* begin *

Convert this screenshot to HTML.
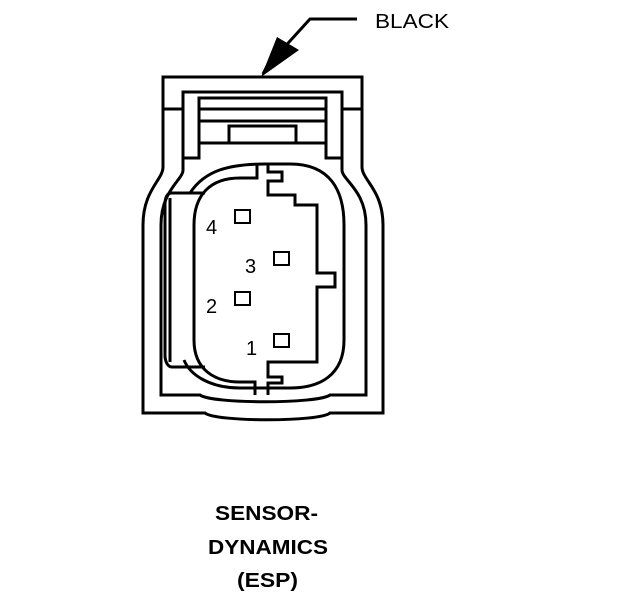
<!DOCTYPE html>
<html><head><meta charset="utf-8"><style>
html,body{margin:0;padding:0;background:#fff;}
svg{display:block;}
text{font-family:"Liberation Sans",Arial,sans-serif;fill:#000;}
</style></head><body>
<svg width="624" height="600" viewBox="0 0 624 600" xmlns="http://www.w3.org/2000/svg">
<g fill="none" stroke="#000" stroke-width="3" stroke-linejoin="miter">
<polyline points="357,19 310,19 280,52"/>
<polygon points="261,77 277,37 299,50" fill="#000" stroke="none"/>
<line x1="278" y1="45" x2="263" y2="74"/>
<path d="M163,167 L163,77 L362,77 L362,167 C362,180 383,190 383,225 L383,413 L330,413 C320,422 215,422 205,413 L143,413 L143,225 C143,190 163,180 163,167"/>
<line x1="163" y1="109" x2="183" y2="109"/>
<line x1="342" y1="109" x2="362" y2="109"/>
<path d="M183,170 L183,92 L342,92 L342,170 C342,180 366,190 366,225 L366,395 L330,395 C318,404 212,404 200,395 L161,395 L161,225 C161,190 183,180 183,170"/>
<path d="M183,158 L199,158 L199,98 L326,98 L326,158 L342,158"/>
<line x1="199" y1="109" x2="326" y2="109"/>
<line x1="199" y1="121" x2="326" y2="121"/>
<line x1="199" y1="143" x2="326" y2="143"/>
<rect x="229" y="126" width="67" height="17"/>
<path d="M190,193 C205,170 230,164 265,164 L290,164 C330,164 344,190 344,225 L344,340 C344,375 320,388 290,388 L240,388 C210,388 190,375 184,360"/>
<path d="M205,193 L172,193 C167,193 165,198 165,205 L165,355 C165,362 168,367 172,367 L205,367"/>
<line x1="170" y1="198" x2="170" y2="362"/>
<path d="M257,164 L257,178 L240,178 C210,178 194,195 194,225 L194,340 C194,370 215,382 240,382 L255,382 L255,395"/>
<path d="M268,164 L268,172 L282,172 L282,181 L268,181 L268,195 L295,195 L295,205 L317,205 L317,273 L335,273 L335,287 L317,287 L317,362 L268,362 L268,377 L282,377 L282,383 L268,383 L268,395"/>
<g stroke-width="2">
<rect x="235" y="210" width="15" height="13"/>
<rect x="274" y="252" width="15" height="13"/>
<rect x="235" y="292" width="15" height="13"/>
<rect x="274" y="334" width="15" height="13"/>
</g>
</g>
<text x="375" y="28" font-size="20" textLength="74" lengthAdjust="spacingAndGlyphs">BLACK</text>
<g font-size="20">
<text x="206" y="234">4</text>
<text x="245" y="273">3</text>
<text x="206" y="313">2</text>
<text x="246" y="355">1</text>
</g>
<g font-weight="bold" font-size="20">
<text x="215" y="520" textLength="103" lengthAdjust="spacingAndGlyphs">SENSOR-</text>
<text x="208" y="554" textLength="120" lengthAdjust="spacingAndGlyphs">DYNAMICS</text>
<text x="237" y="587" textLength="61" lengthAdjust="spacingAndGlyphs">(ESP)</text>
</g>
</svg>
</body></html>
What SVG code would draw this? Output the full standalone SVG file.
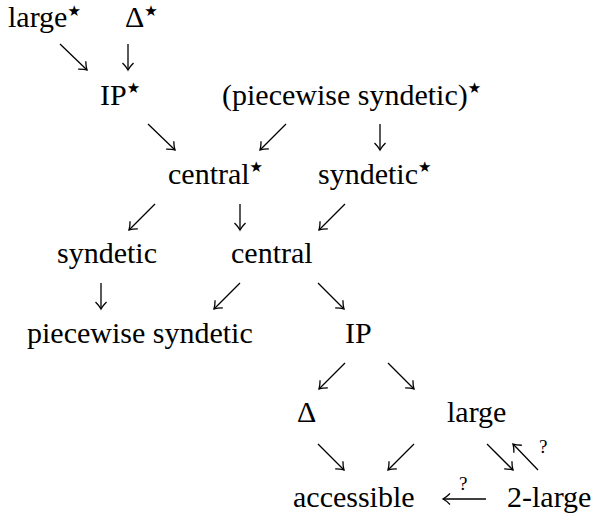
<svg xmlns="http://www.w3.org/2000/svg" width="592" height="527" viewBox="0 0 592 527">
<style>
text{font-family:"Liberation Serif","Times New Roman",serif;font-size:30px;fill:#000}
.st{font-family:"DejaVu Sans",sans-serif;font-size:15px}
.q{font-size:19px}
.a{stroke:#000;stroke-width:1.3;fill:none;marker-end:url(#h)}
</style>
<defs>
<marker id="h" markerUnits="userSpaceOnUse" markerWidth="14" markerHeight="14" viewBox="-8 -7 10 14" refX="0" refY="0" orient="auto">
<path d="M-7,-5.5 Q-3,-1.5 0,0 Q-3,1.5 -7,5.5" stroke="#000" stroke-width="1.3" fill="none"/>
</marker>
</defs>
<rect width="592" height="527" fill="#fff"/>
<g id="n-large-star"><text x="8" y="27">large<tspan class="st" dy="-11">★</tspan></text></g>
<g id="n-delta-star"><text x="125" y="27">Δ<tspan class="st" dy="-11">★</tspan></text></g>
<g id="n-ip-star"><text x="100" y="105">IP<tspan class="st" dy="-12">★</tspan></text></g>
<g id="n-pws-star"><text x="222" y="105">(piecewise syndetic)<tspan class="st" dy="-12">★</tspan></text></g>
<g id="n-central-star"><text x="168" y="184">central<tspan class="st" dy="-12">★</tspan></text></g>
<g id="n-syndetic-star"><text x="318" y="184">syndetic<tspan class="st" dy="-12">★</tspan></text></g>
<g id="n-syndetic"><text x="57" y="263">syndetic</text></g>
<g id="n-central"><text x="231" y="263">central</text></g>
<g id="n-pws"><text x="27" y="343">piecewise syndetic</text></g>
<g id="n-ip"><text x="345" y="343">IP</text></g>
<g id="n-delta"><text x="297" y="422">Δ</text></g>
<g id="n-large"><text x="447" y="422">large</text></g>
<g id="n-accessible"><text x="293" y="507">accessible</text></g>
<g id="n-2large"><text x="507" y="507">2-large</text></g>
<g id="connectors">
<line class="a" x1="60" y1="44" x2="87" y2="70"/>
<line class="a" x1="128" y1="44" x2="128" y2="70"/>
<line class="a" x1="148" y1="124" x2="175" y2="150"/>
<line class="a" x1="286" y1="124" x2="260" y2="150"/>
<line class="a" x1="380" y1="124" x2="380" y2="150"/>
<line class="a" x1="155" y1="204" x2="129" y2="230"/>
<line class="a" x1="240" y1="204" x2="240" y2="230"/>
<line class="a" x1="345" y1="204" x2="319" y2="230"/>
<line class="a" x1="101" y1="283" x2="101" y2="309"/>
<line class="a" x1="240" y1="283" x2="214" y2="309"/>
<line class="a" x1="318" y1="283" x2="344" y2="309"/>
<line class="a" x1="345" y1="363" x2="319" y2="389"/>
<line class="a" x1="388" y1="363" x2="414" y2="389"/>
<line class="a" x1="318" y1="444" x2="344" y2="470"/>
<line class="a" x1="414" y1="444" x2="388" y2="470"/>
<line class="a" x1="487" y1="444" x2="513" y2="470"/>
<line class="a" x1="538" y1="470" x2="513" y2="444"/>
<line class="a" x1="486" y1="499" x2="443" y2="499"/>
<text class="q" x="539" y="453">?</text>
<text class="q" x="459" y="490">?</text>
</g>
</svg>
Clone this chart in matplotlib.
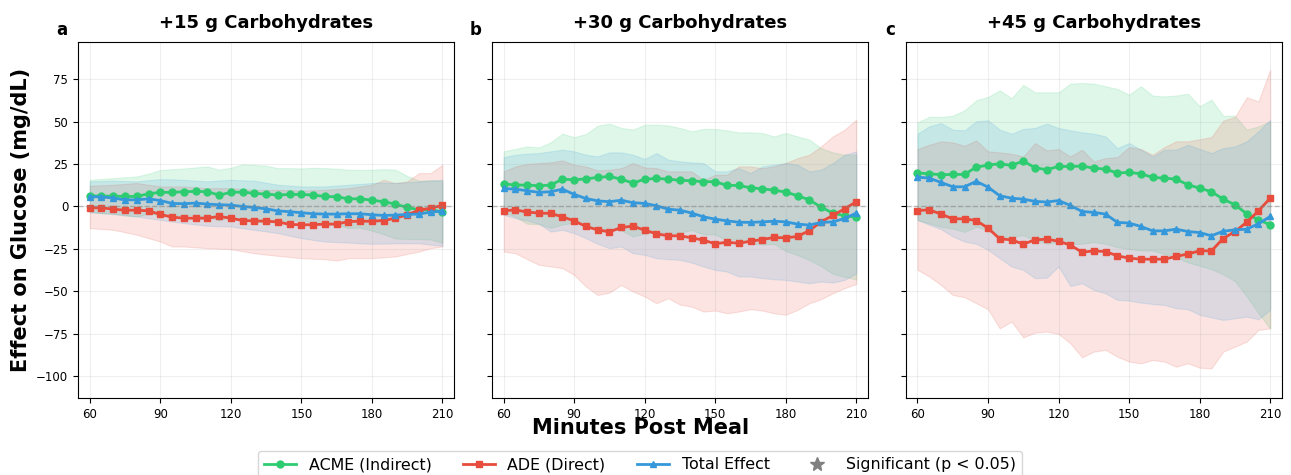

* end *

Reproduce each line exactly, please, except for any pictures.

## The completed task
Convert this screenshot to HTML.
<!DOCTYPE html>
<html><head><meta charset="utf-8"><style>
html,body{margin:0;padding:0;background:#fff;}
svg{display:block;}
text{font-family:"Liberation Sans",Arial,sans-serif;fill:#000;}
</style></head><body>
<svg width="624" height="600" viewBox="0 0 624 600" xmlns="http://www.w3.org/2000/svg">
<g fill="none" stroke="#000" stroke-width="3" stroke-linejoin="miter">
<polyline points="357,19 310,19 280,52"/>
<polygon points="261,77 277,37 299,50" fill="#000" stroke="none"/>
<line x1="278" y1="45" x2="263" y2="74"/>
<path d="M163,167 L163,77 L362,77 L362,167 C362,180 383,190 383,225 L383,413 L330,413 C320,422 215,422 205,413 L143,413 L143,225 C143,190 163,180 163,167"/>
<line x1="163" y1="109" x2="183" y2="109"/>
<line x1="342" y1="109" x2="362" y2="109"/>
<path d="M183,170 L183,92 L342,92 L342,170 C342,180 366,190 366,225 L366,395 L330,395 C318,404 212,404 200,395 L161,395 L161,225 C161,190 183,180 183,170"/>
<path d="M183,158 L199,158 L199,98 L326,98 L326,158 L342,158"/>
<line x1="199" y1="109" x2="326" y2="109"/>
<line x1="199" y1="121" x2="326" y2="121"/>
<line x1="199" y1="143" x2="326" y2="143"/>
<rect x="229" y="126" width="67" height="17"/>
<path d="M190,193 C205,170 230,164 265,164 L290,164 C330,164 344,190 344,225 L344,340 C344,375 320,388 290,388 L240,388 C210,388 190,375 184,360"/>
<path d="M205,193 L172,193 C167,193 165,198 165,205 L165,355 C165,362 168,367 172,367 L205,367"/>
<line x1="170" y1="198" x2="170" y2="362"/>
<path d="M257,164 L257,178 L240,178 C210,178 194,195 194,225 L194,340 C194,370 215,382 240,382 L255,382 L255,395"/>
<path d="M268,164 L268,172 L282,172 L282,181 L268,181 L268,195 L295,195 L295,205 L317,205 L317,273 L335,273 L335,287 L317,287 L317,362 L268,362 L268,377 L282,377 L282,383 L268,383 L268,395"/>
<g stroke-width="2">
<rect x="235" y="210" width="15" height="13"/>
<rect x="274" y="252" width="15" height="13"/>
<rect x="235" y="292" width="15" height="13"/>
<rect x="274" y="334" width="15" height="13"/>
</g>
</g>
<text x="375" y="28" font-size="20" textLength="74" lengthAdjust="spacingAndGlyphs">BLACK</text>
<g font-size="20">
<text x="206" y="234">4</text>
<text x="245" y="273">3</text>
<text x="206" y="313">2</text>
<text x="246" y="355">1</text>
</g>
<g font-weight="bold" font-size="20">
<text x="215" y="520" textLength="103" lengthAdjust="spacingAndGlyphs">SENSOR-</text>
<text x="208" y="554" textLength="120" lengthAdjust="spacingAndGlyphs">DYNAMICS</text>
<text x="237" y="587" textLength="61" lengthAdjust="spacingAndGlyphs">(ESP)</text>
</g>
</svg>
</body></html>
What SVG code would draw this? Output the full standalone SVG file.
<svg xmlns="http://www.w3.org/2000/svg" width="592" height="527" viewBox="0 0 592 527">
<style>
text{font-family:"Liberation Serif","Times New Roman",serif;font-size:30px;fill:#000}
.st{font-family:"DejaVu Sans",sans-serif;font-size:15px}
.q{font-size:19px}
.a{stroke:#000;stroke-width:1.3;fill:none;marker-end:url(#h)}
</style>
<defs>
<marker id="h" markerUnits="userSpaceOnUse" markerWidth="14" markerHeight="14" viewBox="-8 -7 10 14" refX="0" refY="0" orient="auto">
<path d="M-7,-5.5 Q-3,-1.5 0,0 Q-3,1.5 -7,5.5" stroke="#000" stroke-width="1.3" fill="none"/>
</marker>
</defs>
<rect width="592" height="527" fill="#fff"/>
<g id="n-large-star"><text x="8" y="27">large<tspan class="st" dy="-11">★</tspan></text></g>
<g id="n-delta-star"><text x="125" y="27">Δ<tspan class="st" dy="-11">★</tspan></text></g>
<g id="n-ip-star"><text x="100" y="105">IP<tspan class="st" dy="-12">★</tspan></text></g>
<g id="n-pws-star"><text x="222" y="105">(piecewise syndetic)<tspan class="st" dy="-12">★</tspan></text></g>
<g id="n-central-star"><text x="168" y="184">central<tspan class="st" dy="-12">★</tspan></text></g>
<g id="n-syndetic-star"><text x="318" y="184">syndetic<tspan class="st" dy="-12">★</tspan></text></g>
<g id="n-syndetic"><text x="57" y="263">syndetic</text></g>
<g id="n-central"><text x="231" y="263">central</text></g>
<g id="n-pws"><text x="27" y="343">piecewise syndetic</text></g>
<g id="n-ip"><text x="345" y="343">IP</text></g>
<g id="n-delta"><text x="297" y="422">Δ</text></g>
<g id="n-large"><text x="447" y="422">large</text></g>
<g id="n-accessible"><text x="293" y="507">accessible</text></g>
<g id="n-2large"><text x="507" y="507">2-large</text></g>
<g id="connectors">
<line class="a" x1="60" y1="44" x2="87" y2="70"/>
<line class="a" x1="128" y1="44" x2="128" y2="70"/>
<line class="a" x1="148" y1="124" x2="175" y2="150"/>
<line class="a" x1="286" y1="124" x2="260" y2="150"/>
<line class="a" x1="380" y1="124" x2="380" y2="150"/>
<line class="a" x1="155" y1="204" x2="129" y2="230"/>
<line class="a" x1="240" y1="204" x2="240" y2="230"/>
<line class="a" x1="345" y1="204" x2="319" y2="230"/>
<line class="a" x1="101" y1="283" x2="101" y2="309"/>
<line class="a" x1="240" y1="283" x2="214" y2="309"/>
<line class="a" x1="318" y1="283" x2="344" y2="309"/>
<line class="a" x1="345" y1="363" x2="319" y2="389"/>
<line class="a" x1="388" y1="363" x2="414" y2="389"/>
<line class="a" x1="318" y1="444" x2="344" y2="470"/>
<line class="a" x1="414" y1="444" x2="388" y2="470"/>
<line class="a" x1="487" y1="444" x2="513" y2="470"/>
<line class="a" x1="538" y1="470" x2="513" y2="444"/>
<line class="a" x1="486" y1="499" x2="443" y2="499"/>
<text class="q" x="539" y="453">?</text>
<text class="q" x="459" y="490">?</text>
</g>
</svg>
Clone this chart in matplotlib.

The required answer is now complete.